Para uma reabilitação, não romântica, mas neurocientífica dos sentimentos
«(…)
Os sentimentos [são] expressões mentais da homeostasia e (…) essenciais para o
governo da vida. (…) Devido à maquinaria dos afetos que a evolução desenvolveu
em torno dos sentimentos, não é possível falar sobre pensamento, inteligência e
criatividade sem ter em conta os sentimentos.

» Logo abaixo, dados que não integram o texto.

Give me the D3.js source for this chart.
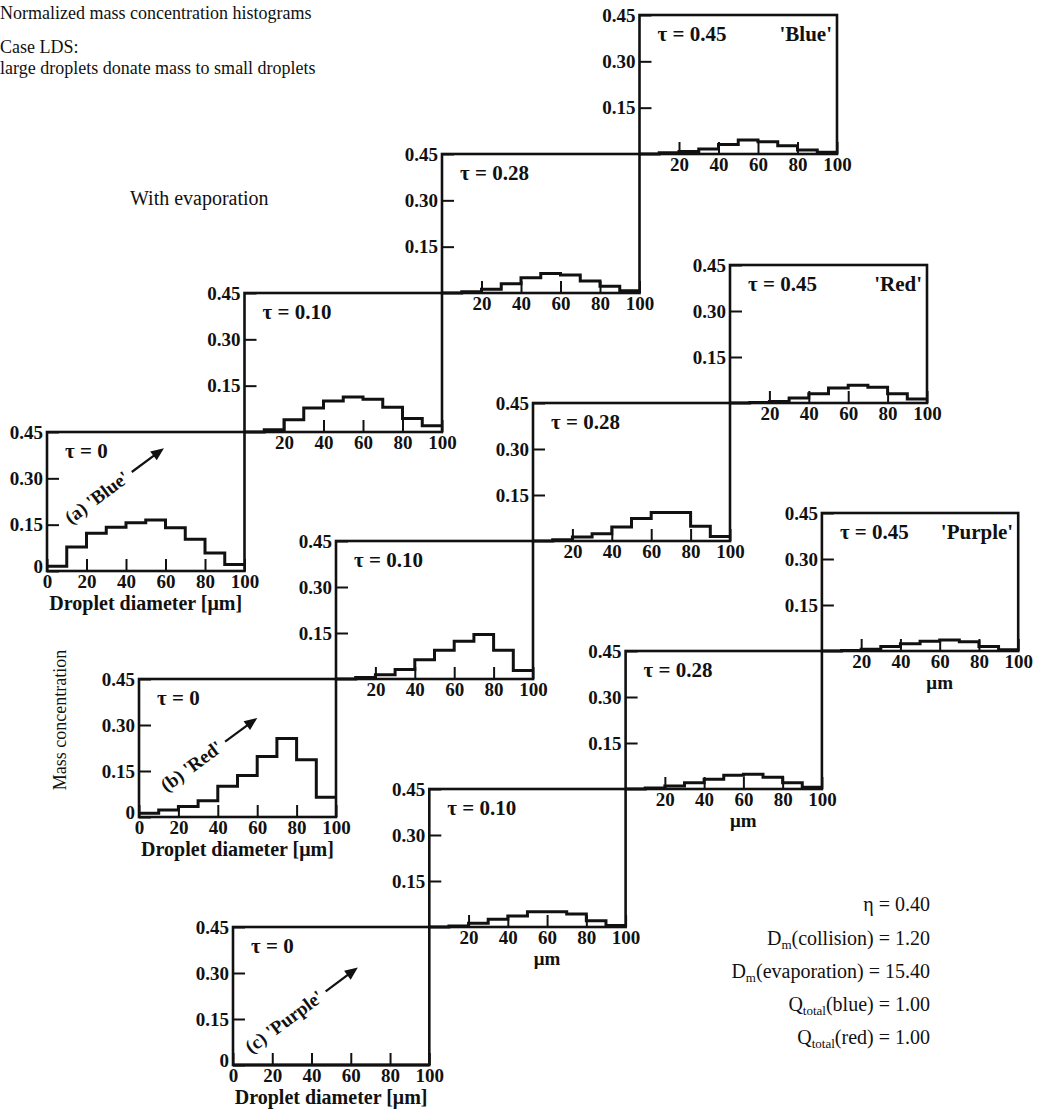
<!DOCTYPE html>
<html>
<head>
<meta charset="utf-8">
<script src="https://cdn.jsdelivr.net/npm/d3@7"></script>
<style>
  body { margin: 0; background: #fff; }
  text { font-family: "Liberation Serif", "Times New Roman", serif; fill: #111; }
</style>
</head>
<body>
<div id="vis"></div>
<script>
// bin left edges [µm], each bin 10 µm wide
const binStarts = [0, 10, 20, 30, 40, 50, 60, 70, 80, 90];
const tauLabels = ["0", "0.10", "0.28", "0.45"];
const caseNames = ["Blue", "Red", "Purple"];
const caseTags = ["(a)", "(b)", "(c)"];

const blue_0  = [0.015, 0.078, 0.122, 0.142, 0.156, 0.165, 0.140, 0.103, 0.058, 0.021];
const blue_10 = [0.000, 0.007, 0.040, 0.078, 0.100, 0.113, 0.106, 0.080, 0.044, 0.020];
const blue_28 = [0.000, 0.004, 0.012, 0.030, 0.049, 0.063, 0.058, 0.039, 0.022, 0.007];
const blue_45 = [0.000, 0.004, 0.008, 0.016, 0.031, 0.045, 0.040, 0.027, 0.013, 0.006];

const red_0  = [0.012, 0.023, 0.034, 0.053, 0.100, 0.135, 0.197, 0.256, 0.187, 0.064];
const red_10 = [0.000, 0.005, 0.014, 0.031, 0.063, 0.094, 0.123, 0.145, 0.094, 0.028];
const red_28 = [0.000, 0.004, 0.013, 0.024, 0.046, 0.073, 0.093, 0.093, 0.048, 0.015];
const red_45 = [0.000, 0.002, 0.005, 0.016, 0.030, 0.049, 0.058, 0.051, 0.030, 0.013];

const purple_0  = [0, 0, 0, 0, 0, 0, 0, 0, 0, 0];
const purple_10 = [0.000, 0.003, 0.012, 0.025, 0.036, 0.050, 0.050, 0.042, 0.020, 0.005];
const purple_28 = [0.000, 0.003, 0.010, 0.020, 0.032, 0.045, 0.048, 0.038, 0.020, 0.006];
const purple_45 = [0.000, 0.002, 0.006, 0.015, 0.024, 0.032, 0.036, 0.030, 0.015, 0.004];

const xTicks = [0, 20, 40, 60, 80, 100];
const yTicks = [0, 0.15, 0.30, 0.45];

// where the rotated "(a) 'Blue'" style tags start, in data units of the tau=0 panel
const tagAnchorX = [12.0, 14.0, 9.2];
const tagAnchorY = [0.150, 0.080, 0.036];

const series = [
  [blue_0, blue_10, blue_28, blue_45],
  [red_0, red_10, red_28, red_45],
  [purple_0, purple_10, purple_28, purple_45]
];

// layout of the three staircases
const ROWS = [
  {x0: 47,  top0: 432, dx: 197.5, dy: -139},
  {x0: 139, top0: 679, dx: 197,   dy: -138},
  {x0: 233, top0: 927, dx: 196.3, dy: -138}
];

const svg = d3.select("#vis")
  .append("svg")
    .attr("width", 1041)
    .attr("height", 1113);

ROWS.forEach((row, r) => {
  const W = row.dx;
  const H = -row.dy;
  const xScale = d3.scaleLinear().domain([0, 100]).range([0, W]);
  const yScale = d3.scaleLinear().domain([0, 0.45]).range([H, 0]);

  series[r].forEach((vals, p) => {
    const g = svg.append("g")
      .attr("transform", "translate(" + (row.x0 + p * row.dx) + "," + (row.top0 + p * row.dy) + ")");

    const first = p === 0;

    // axes with inward ticks
    const yAxis = d3.axisLeft(yScale)
      .tickValues(first ? yTicks : yTicks.slice(1))
      .tickSizeInner(-12).tickSizeOuter(0).tickPadding(4)
      .tickFormat(d => d === 0 ? "0" : d.toFixed(2));
    const ya = g.append("g").call(yAxis);

    const xAxis = d3.axisBottom(xScale)
      .tickValues(first ? xTicks : xTicks.slice(1))
      .tickSizeInner(-12).tickSizeOuter(0).tickPadding(3);
    const xa = g.append("g").attr("transform", "translate(0," + H + ")").call(xAxis);

    [ya, xa].forEach(a => {
      a.select(".domain").remove();
      a.selectAll("line").attr("stroke", "#111").attr("stroke-width", 2);
      a.selectAll("text")
        .attr("font-size", 19).attr("font-weight", "bold")
        .attr("font-family", "Liberation Serif, serif").attr("fill", "#111");
    });
    if (first) ya.selectAll("text").filter(d => d === 0).attr("dy", "0.1em");

    // histogram outline
    const pts = binStarts.map((b, i) => [b, vals[i]]);
    pts.push([100, vals[vals.length - 1]]);
    const line = d3.line()
      .x(d => xScale(d[0]))
      .y(d => yScale(d[1]))
      .curve(d3.curveStepAfter);
    g.append("path")
      .attr("d", line(pts))
      .attr("fill", "none")
      .attr("stroke", "#111")
      .attr("stroke-width", 3);

    // frame
    g.append("rect")
      .attr("width", W).attr("height", H)
      .attr("fill", "none")
      .attr("stroke", "#111")
      .attr("stroke-width", 2.6);

    g.append("text")
      .attr("x", 18).attr("y", 26)
      .attr("font-size", 21).attr("font-weight", "bold")
      .text("\u03c4 = " + tauLabels[p]);

    if (p === 3) {
      g.append("text")
        .attr("x", W - 5).attr("y", 26)
        .attr("text-anchor", "end")
        .attr("font-size", 21).attr("font-weight", "bold")
        .text("'" + caseNames[r] + "'");
    }

    if (first) {
      g.append("text")
        .attr("x", W / 2).attr("y", H + 39)
        .attr("text-anchor", "middle")
        .attr("font-size", 20).attr("font-weight", "bold")
        .text("Droplet diameter [\u03bcm]");

      const tag = g.append("g")
        .attr("transform", "translate(" + xScale(tagAnchorX[r]) + "," + yScale(tagAnchorY[r]) + ") rotate(-36.5)");
      const t = tag.append("text")
        .attr("font-size", 19).attr("font-weight", "bold")
        .text(caseTags[r] + " '" + caseNames[r] + "'");
      const L = t.node().getComputedTextLength();
      tag.append("line")
        .attr("x1", L + 6).attr("x2", L + 36)
        .attr("y1", -6).attr("y2", -6)
        .attr("stroke", "#111").attr("stroke-width", 2.2);
      tag.append("path")
        .attr("d", "M" + (L + 46) + ",-6 L" + (L + 33) + ",-11.5 L" + (L + 33) + ",-0.5 Z")
        .attr("fill", "#111");
    } else if (r === 2) {
      g.append("text")
        .attr("x", xScale(60)).attr("y", H + 38)
        .attr("text-anchor", "middle")
        .attr("font-size", 19).attr("font-weight", "bold")
        .text("\u03bcm");
    }
  });
});

// header notes
const notes = [
  {t: "Normalized mass concentration histograms", x: 0, y: 19, s: 18},
  {t: "Case LDS:", x: 0, y: 53, s: 18},
  {t: "large droplets donate mass to small droplets", x: 0, y: 74, s: 18},
  {t: "With evaporation", x: 130, y: 205, s: 20}
];
svg.selectAll(".note")
  .data(notes)
  .enter()
  .append("text")
    .attr("class", "note")
    .attr("x", d => d.x).attr("y", d => d.y)
    .attr("font-size", d => d.s)
    .text(d => d.t);

svg.append("text")
  .attr("transform", "translate(66,720) rotate(-90)")
  .attr("text-anchor", "middle")
  .attr("font-size", 18)
  .text("Mass concentration");

// parameter block, bottom right
const params = [
  {main: "\u03b7", sub: "", rest: " = 0.40"},
  {main: "D", sub: "m", rest: "(collision) = 1.20"},
  {main: "D", sub: "m", rest: "(evaporation) = 15.40"},
  {main: "Q", sub: "total", rest: "(blue) = 1.00"},
  {main: "Q", sub: "total", rest: "(red) = 1.00"}
];
const paramY = [911, 945, 978, 1011, 1044];
params.forEach((d, i) => {
  const t = svg.append("text")
    .attr("x", 930).attr("y", paramY[i])
    .attr("text-anchor", "end")
    .attr("font-size", 20);
  t.append("tspan").text(d.main);
  if (d.sub) t.append("tspan").attr("font-size", 13).attr("dy", 4).text(d.sub);
  t.append("tspan").attr("dy", d.sub ? -4 : 0).text(d.rest);
});
</script>
</body>
</html>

Os sentimentos desempenham um
papel importante nas nossas decisões e atravessam a nossa existência.
Os
sentimentos podem incomodar-nos ou deliciar-nos, mas, se nos permitirmos, por
um instante, pensar teleologicamente, não é para isso que eles servem. Os
sentimentos servem para regular a vida, fornecedores de informações necessárias
para a homeostasia individual ou social. Os sentimentos anunciam riscos,
perigos e crises que têm que ser evitadas, no lado simpático da moeda, anunciam
oportunidades. Dirigem-nos para comportamentos que vão melhorar a homeostasia
geral, ao mesmo tempo que nos vão tornar seres humanos melhores, mais
responsáveis pelo nosso futuro e pelo futuro dos outros.
Os
acontecimentos que nos fazem sentir bem promovem estados homeostáticos
benéficos. Quando amamos e nos sentimos amados, e quando alcançamos aquilo que
pretendíamos consideramo-nos felizes e afortunados e, sem levantarmos um dedo,
vários parâmetros da fisiologia geral orientam-se numa direção benéfica. Por
exemplo, as nossas reações imunitárias tornam-se mais fortes. A relação entre
sentimentos e homeostasia é tão estreita que funciona nos dois sentidos: os
estados perturbados da regulação da vida que definem as doenças são sentidos
como desagradáveis. Os sentimentos que correspondem à representação de um corpo
alterado pela doença são desagradáveis.
Também
é claro que os sentimentos desagradáveis induzidos por acontecimentos externos,
e não, primariamente, por alterações da homeostasia, perturbam a homeostasia. A
tristeza contínua motivada por perdas pessoais, por exemplo, tem diversas
maneiras de perturbar a saúde, reduzindo as respostas imunitárias e diminuindo
a capacidade de alerta que nos pode proteger dos mais diversos riscos.
Tanto
no lado bom como no lado mau da moeda do sentir, os sentimentos cumprem o seu
papel de motivadores dos instrumentos e das práticas culturais.»
Damásio, A. (2017). A Estranha Ordem das Coisas. A vida, os sentimentos e as culturas humanas (pp. 195-197). Lisboa: Círculo de Leitores.
Damásio, A. (2017). A Estranha Ordem das Coisas. A vida, os sentimentos e as culturas humanas (pp. 195-197). Lisboa: Círculo de Leitores.